Two sweaters and a winter coat. One really thick knitted hat and a pair of earmuffs, the ensemble was completed with a ten foot long hand knitted scarf and a pair of mittens over a pair of gloves. Some winter coats came with "Leggings" which were as thick as the coat and harder to remove than *Long Johns*. Mom always tucked the leggings or long johns into the boots. If the snow was deep enough, it would slop into the boots and your feet would freeze. If you put them OUT side the boots the snow would crawl up your ankles and do the same thing. Two pair of thick socks might slow it down or possibly they would get so wet that you couldn't pick up your feet. Under all this was your school clothes. Girls wore dresses so we froze much faster than the boys. All this was just to walk less than the one block I lived from school.

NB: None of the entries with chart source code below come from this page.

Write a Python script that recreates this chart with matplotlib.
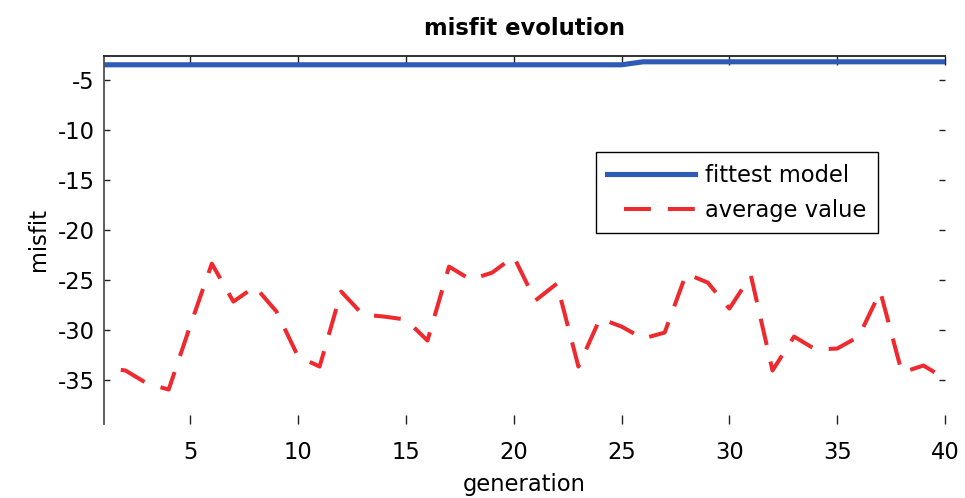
import matplotlib
matplotlib.use("Agg")
import matplotlib.pyplot as plt

plt.rcParams["font.family"] = ["DejaVu Sans"]
plt.rcParams["lines.scale_dashes"] = False
plt.rcParams["axes.unicode_minus"] = False

# generation index
generation = list(range(1, 41))

# best misfit of each generation
fittest_model = [-3.5] * 25 + [-3.2] * 15

# mean misfit of the population
average_value = [
    -33.8, -34.1, -35.4, -36.0, -29.6, -23.4, -27.2, -25.7, -28.2, -32.7,
    -33.7, -26.2, -28.5, -28.7, -29.0, -31.1, -23.7, -25.0, -24.3, -22.7,
    -27.1, -25.4, -33.7, -28.9, -29.7, -30.9, -30.3, -24.4, -25.3, -27.9,
    -24.6, -34.1, -30.7, -32.0, -31.9, -30.7, -26.2, -34.3, -33.6, -34.9,
]

x_ticks = [5, 10, 15, 20, 25, 30, 35, 40]
y_ticks = [-35, -30, -25, -20, -15, -10, -5]

FS = 16.3
W, H = 965, 498
fig = plt.figure(figsize=(W / 100, H / 100), dpi=100)
ax = fig.add_axes([104 / W, 1 - 424 / H, (945 - 104) / W, (424 - 55.5) / H])

ax.plot(generation, fittest_model, color="#2D5BB5", lw=3.7,
        solid_joinstyle="miter", label="fittest model")
ax.plot(generation, average_value, color="#EE2A2E", lw=2.9,
        linestyle=(19.4, (19.4, 12.2)), dash_capstyle="butt",
        label="average value")

ax.set_xlim(1, 40)
ax.set_ylim(-39.45, -2.57)
ax.set_xticks(x_ticks)
ax.set_yticks(y_ticks)

ax.spines["bottom"].set_visible(False)
ax.spines["right"].set_visible(False)
ax.spines["left"].set_color("#505050")
ax.spines["left"].set_linewidth(1.3)
ax.spines["top"].set_color("#202020")
ax.spines["top"].set_linewidth(1.3)

ax.tick_params(axis="x", direction="in", top=True, bottom=True,
               length=6.5, width=1.0, color="#202020",
               labelsize=FS, pad=12)
ax.tick_params(axis="y", direction="in", left=True, right=True,
               length=4.5, width=1.0, color="#202020",
               labelsize=FS, pad=6.5)

ax.set_title("misfit evolution", fontsize=FS, fontweight="bold", pad=14.5)
ax.set_xlabel("generation", fontsize=FS, labelpad=6.5)
ax.set_ylabel("misfit", fontsize=FS, labelpad=6)

leg = ax.legend(loc="upper left", bbox_to_anchor=(595.7 / W, 1 - 152.3 / H),
                bbox_transform=fig.transFigure, fontsize=FS,
                frameon=True, fancybox=False, shadow=False, framealpha=1,
                edgecolor="black", borderpad=0.5, labelspacing=0.55,
                handlelength=3.9, handletextpad=0.45, borderaxespad=0)
leg.get_frame().set_linewidth(1.0)

fig.savefig("out.png", dpi=100)
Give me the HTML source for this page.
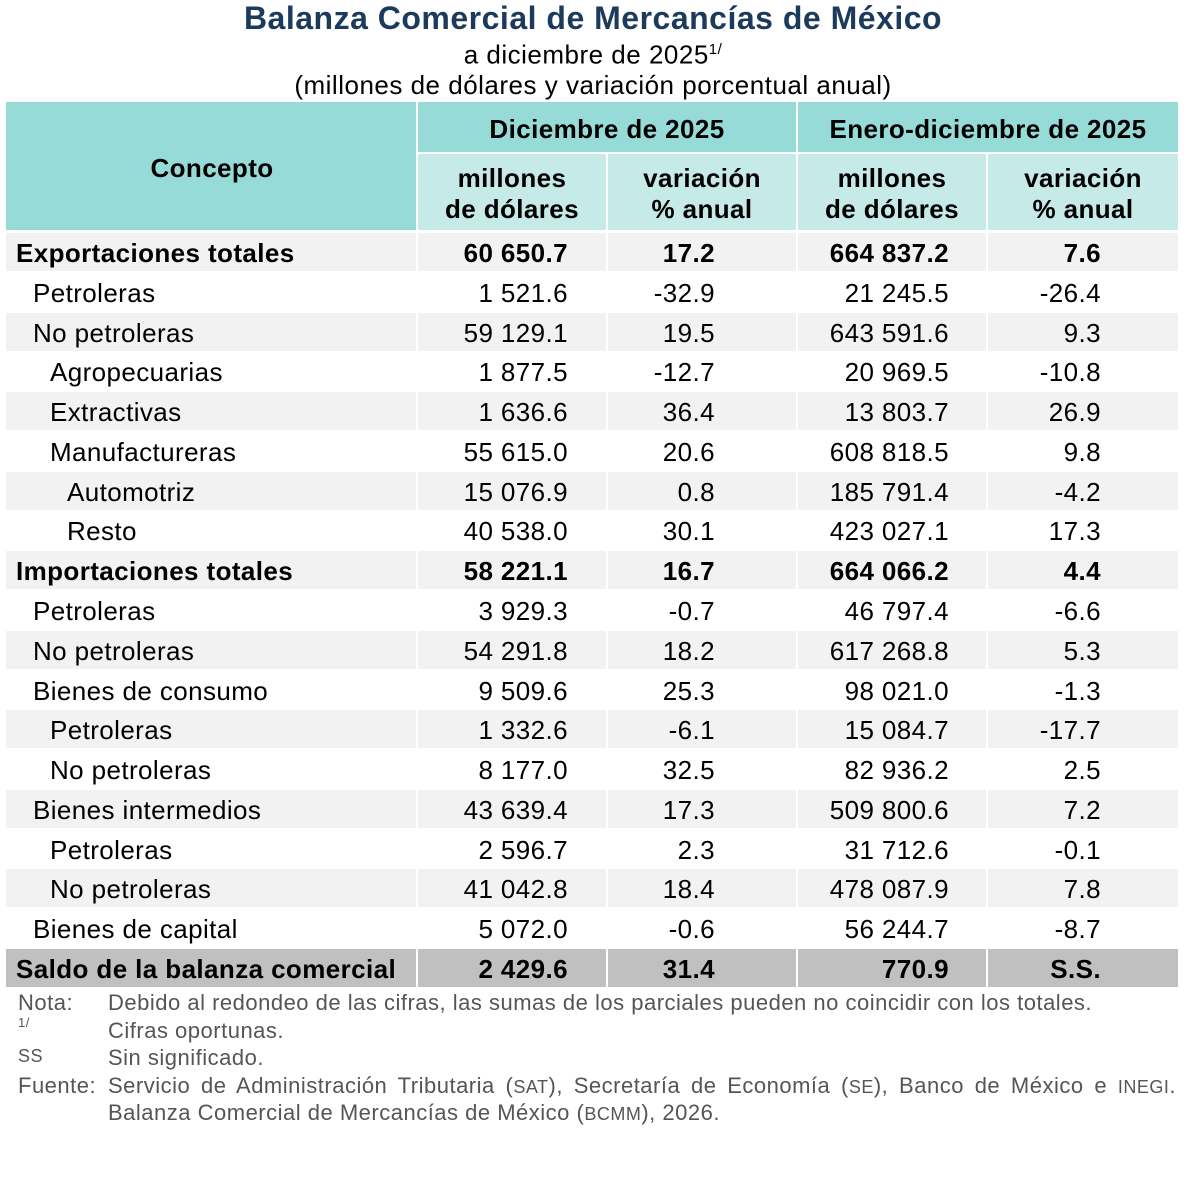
<!DOCTYPE html>
<html><head><meta charset="utf-8"><style>
body{margin:0;width:1186px;height:1192px;background:#fff;font-family:"Liberation Sans",Arial,sans-serif;position:relative;overflow:hidden}
.t{position:absolute;left:0;width:1186px;text-align:center}
.c{position:absolute;box-sizing:border-box;font-size:26px;letter-spacing:0.4px;color:#000;line-height:38px;white-space:nowrap}
.n{position:absolute;font-size:22px;letter-spacing:0.5px;color:#555;white-space:nowrap}
.sc{font-size:18px}
</style></head><body>
<div class="t" style="top:0;font-size:32px;letter-spacing:0.5px;font-weight:bold;color:#1b3a5c;line-height:36px">Balanza Comercial de Mercancías de México</div>
<div class="t" style="top:35px;font-size:26px;letter-spacing:0.5px;line-height:30px">a diciembre de 2025<sup style="font-size:15px">1/</sup></div>
<div class="t" style="top:70px;font-size:26px;letter-spacing:0.5px;line-height:30px">(millones de dólares y variación porcentual anual)</div>
<div id="tb"></div>
<script>
var H='';
function box(x,y,w,h,bg,html,st){H+='<div class="c" style="left:'+x+'px;top:'+y+'px;width:'+w+'px;height:'+h+'px;background:'+bg+';'+(st||'')+'">'+html+'</div>';}
box(6,102,410,128,'#96dbd8','Concepto','font-weight:bold;text-align:center;line-height:132px;padding-left:2px');
box(418,102,378,50,'#96dbd8','Diciembre de 2025','font-weight:bold;text-align:center;line-height:54px');
box(798,102,380,50,'#96dbd8','Enero-diciembre de 2025','font-weight:bold;text-align:center;line-height:54px');
var sx=[418,608,798,988],sw=[188,188,188,190];
var hh=['millones<br>de dólares','variación<br>% anual','millones<br>de dólares','variación<br>% anual'];
for(var i=0;i<4;i++)box(sx[i],154,sw[i],76,'#c6eae8',hh[i],'font-weight:bold;text-align:center;line-height:31px;padding-top:9px');
var rows=[
[0,1,'Exportaciones totales','60 650.7','17.2','664 837.2','7.6'],
[1,0,'Petroleras','1 521.6','-32.9','21 245.5','-26.4'],
[1,0,'No petroleras','59 129.1','19.5','643 591.6','9.3'],
[2,0,'Agropecuarias','1 877.5','-12.7','20 969.5','-10.8'],
[2,0,'Extractivas','1 636.6','36.4','13 803.7','26.9'],
[2,0,'Manufactureras','55 615.0','20.6','608 818.5','9.8'],
[3,0,'Automotriz','15 076.9','0.8','185 791.4','-4.2'],
[3,0,'Resto','40 538.0','30.1','423 027.1','17.3'],
[0,1,'Importaciones totales','58 221.1','16.7','664 066.2','4.4'],
[1,0,'Petroleras','3 929.3','-0.7','46 797.4','-6.6'],
[1,0,'No petroleras','54 291.8','18.2','617 268.8','5.3'],
[1,0,'Bienes de consumo','9 509.6','25.3','98 021.0','-1.3'],
[2,0,'Petroleras','1 332.6','-6.1','15 084.7','-17.7'],
[2,0,'No petroleras','8 177.0','32.5','82 936.2','2.5'],
[1,0,'Bienes intermedios','43 639.4','17.3','509 800.6','7.2'],
[2,0,'Petroleras','2 596.7','2.3','31 712.6','-0.1'],
[2,0,'No petroleras','41 042.8','18.4','478 087.9','7.8'],
[1,0,'Bienes de capital','5 072.0','-0.6','56 244.7','-8.7'],
[0,1,'Saldo de la balanza comercial','2 429.6','31.4','770.9','S.S.']];
var pr=[38,81,37,77];
for(var r=0;r<rows.length;r++){
 var R=rows[r],y=Math.round(232+r*39.78),bg=(r==18)?'#c0c0c0':(r%2==0?'#f2f2f2':'#fff');
 var b=R[1]?'font-weight:bold;':'';
 box(6,y+1,410,38,bg,R[2],b+'padding-left:'+(10+R[0]*17)+'px;line-height:40px');
 for(var i=0;i<4;i++)box(sx[i],y+1,sw[i],38,bg,R[3+i],b+'text-align:right;line-height:40px;padding-right:'+pr[i]+'px');
}
document.getElementById('tb').innerHTML=H;
</script>
<div class="n" style="left:18px;top:990px">Nota:</div>
<div class="n" style="left:108px;top:990px">Debido al redondeo de las cifras, las sumas de los parciales pueden no coincidir con los totales.</div>
<div class="n" style="left:18px;top:1015px;font-size:13px">1/</div>
<div class="n" style="left:108px;top:1018px">Cifras oportunas.</div>
<div class="n" style="left:18px;top:1046px;font-size:18px">SS</div>
<div class="n" style="left:108px;top:1045px">Sin significado.</div>
<div class="n" style="left:18px;top:1073px">Fuente:</div>
<div class="n" style="left:108px;top:1073px;width:1068px;text-align:justify;text-align-last:justify">Servicio de Administración Tributaria (<span class="sc">SAT</span>), Secretaría de Economía (<span class="sc">SE</span>), Banco de México e <span class="sc">INEGI</span>.</div>
<div class="n" style="left:108px;top:1100px">Balanza Comercial de Mercancías de México (<span class="sc">BCMM</span>), 2026.</div>
</body></html>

North Pole explorations weren't as prepared as I was.

When you got to school after walking in the middle of the street because there were no cars out and the (I Swear) horse-drawn wooden plow hadn't come down the street yet, You had to unpeel like an onion to sit in the classroom. And if you were one of the lucky ones with a seat near the window in the back, you were asked to give weather reports on the progress of the snow. My last name started with a "V" so I was in prime time. Much pencil sharpening took place because the pencil sharpener was near the windows.

We went home for lunch.....and some of us didn't come back. I'm guessing it was because their Mommy couldn't get them unpeeled, fed and relayered in time to return. I was too close to make this work for me. If it continued to snow at three o'clock, the school doors opened to let a bunch of kids that looked like woolen turnips out into the storm. You had to be in fourth grade before the teachers wouldn't assist you in removing or replacing the layers of wool that Mom had wrapped you in.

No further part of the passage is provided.